The exercise
Every line that contains the word "this" should be copied.

Records for processing
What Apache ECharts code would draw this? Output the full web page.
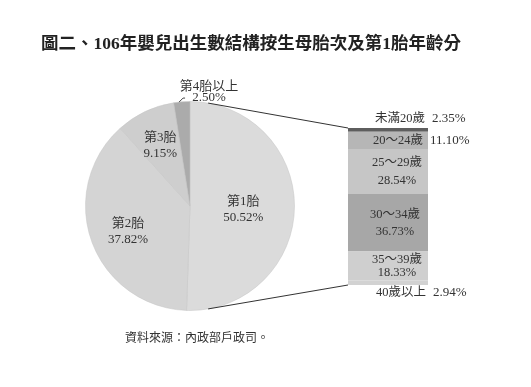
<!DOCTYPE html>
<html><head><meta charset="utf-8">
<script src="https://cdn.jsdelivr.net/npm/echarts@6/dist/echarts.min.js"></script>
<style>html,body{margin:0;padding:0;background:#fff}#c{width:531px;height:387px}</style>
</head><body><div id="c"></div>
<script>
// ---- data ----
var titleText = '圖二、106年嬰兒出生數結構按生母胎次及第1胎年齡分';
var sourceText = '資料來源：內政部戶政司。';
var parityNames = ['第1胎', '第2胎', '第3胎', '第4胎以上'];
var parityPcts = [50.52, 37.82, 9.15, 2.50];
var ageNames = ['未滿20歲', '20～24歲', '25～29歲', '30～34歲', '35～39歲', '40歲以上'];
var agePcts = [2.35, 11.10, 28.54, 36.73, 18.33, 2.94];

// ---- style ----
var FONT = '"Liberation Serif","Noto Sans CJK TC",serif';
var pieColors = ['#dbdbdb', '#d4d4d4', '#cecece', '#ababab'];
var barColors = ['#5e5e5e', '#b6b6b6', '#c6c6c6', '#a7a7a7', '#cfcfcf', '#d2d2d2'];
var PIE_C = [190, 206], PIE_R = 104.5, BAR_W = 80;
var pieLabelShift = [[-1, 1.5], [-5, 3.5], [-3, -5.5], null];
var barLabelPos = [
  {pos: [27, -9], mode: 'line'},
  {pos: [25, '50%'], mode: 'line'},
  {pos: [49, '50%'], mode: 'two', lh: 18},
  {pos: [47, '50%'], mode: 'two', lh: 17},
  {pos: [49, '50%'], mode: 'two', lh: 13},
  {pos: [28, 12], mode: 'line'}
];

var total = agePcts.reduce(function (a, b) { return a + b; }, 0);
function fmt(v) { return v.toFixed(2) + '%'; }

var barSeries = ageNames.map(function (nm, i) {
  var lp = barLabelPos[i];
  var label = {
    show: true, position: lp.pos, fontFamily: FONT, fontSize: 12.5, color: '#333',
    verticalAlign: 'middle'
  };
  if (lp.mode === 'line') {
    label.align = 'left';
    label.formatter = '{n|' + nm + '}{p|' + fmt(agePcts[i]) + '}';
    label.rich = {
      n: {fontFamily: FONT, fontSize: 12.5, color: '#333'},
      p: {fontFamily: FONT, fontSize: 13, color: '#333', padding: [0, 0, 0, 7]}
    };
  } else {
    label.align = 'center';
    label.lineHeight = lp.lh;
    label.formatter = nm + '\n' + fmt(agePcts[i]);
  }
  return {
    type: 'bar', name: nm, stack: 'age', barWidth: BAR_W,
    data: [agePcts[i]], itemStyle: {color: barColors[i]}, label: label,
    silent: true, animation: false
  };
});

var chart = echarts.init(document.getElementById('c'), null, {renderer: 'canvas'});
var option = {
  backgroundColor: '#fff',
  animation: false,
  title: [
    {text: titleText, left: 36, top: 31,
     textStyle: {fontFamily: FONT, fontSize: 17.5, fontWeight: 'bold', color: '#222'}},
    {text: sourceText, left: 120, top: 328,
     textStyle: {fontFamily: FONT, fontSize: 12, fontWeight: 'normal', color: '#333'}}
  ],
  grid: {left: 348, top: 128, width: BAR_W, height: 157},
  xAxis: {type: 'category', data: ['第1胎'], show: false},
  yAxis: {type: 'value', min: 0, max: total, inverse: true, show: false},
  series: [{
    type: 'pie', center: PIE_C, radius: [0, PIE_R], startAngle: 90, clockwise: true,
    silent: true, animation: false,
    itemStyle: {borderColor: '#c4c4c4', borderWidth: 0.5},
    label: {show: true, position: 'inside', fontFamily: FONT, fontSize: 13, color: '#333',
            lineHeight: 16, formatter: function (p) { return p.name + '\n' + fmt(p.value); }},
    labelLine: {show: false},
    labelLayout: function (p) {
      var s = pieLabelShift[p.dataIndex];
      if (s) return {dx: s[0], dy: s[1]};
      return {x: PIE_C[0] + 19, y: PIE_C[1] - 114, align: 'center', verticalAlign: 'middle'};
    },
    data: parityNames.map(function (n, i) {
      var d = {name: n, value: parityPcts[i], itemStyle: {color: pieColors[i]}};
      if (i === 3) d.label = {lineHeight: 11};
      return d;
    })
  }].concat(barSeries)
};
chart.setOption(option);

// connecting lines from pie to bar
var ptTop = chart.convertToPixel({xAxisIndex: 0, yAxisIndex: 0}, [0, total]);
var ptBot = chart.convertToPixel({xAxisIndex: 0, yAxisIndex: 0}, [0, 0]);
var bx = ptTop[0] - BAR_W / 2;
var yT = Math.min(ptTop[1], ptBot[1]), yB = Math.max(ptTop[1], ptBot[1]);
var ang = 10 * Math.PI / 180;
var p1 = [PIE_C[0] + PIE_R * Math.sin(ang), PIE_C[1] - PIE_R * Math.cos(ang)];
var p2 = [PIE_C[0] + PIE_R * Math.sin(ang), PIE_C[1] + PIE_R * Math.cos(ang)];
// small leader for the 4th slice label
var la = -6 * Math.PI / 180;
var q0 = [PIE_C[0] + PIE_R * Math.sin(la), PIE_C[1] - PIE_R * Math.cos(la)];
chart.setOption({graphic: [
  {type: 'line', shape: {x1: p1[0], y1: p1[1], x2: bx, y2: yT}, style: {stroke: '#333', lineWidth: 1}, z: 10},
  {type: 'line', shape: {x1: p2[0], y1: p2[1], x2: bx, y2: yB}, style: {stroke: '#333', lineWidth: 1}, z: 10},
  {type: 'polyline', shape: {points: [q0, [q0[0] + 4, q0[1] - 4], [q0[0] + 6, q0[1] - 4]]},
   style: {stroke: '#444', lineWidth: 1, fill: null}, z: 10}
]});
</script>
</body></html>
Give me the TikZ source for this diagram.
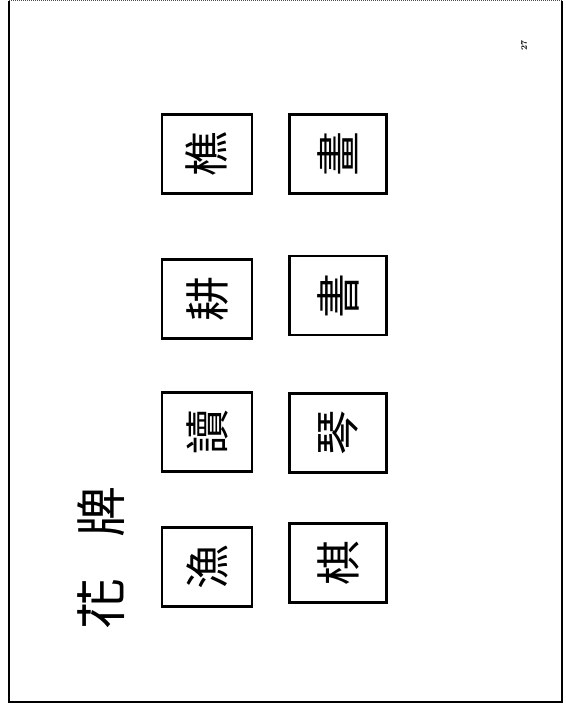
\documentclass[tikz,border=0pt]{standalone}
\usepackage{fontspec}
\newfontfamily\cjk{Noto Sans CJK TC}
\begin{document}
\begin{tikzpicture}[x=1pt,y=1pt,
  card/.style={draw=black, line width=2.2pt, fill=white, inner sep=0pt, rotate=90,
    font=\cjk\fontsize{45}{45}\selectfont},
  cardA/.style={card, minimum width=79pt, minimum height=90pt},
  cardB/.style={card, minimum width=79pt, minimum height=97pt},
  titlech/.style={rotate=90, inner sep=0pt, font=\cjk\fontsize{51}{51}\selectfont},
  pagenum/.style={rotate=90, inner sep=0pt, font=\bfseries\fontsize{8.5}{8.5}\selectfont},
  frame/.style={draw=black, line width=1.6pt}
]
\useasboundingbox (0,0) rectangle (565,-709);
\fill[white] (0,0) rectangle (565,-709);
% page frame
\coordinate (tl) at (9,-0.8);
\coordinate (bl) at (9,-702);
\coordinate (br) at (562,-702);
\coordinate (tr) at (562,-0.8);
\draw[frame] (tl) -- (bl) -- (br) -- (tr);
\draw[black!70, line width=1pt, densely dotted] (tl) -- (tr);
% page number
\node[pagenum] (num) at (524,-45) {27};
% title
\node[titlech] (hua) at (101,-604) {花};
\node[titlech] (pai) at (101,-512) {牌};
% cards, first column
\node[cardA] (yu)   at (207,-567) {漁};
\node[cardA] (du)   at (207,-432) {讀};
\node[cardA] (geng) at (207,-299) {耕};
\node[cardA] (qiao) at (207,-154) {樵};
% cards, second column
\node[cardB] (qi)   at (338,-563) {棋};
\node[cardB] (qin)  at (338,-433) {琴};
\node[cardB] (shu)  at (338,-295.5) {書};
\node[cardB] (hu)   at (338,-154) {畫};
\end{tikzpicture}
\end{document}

Response
What Apache ECharts code would draw this? Output the full web page.
Give me the TikZ source for this diagram.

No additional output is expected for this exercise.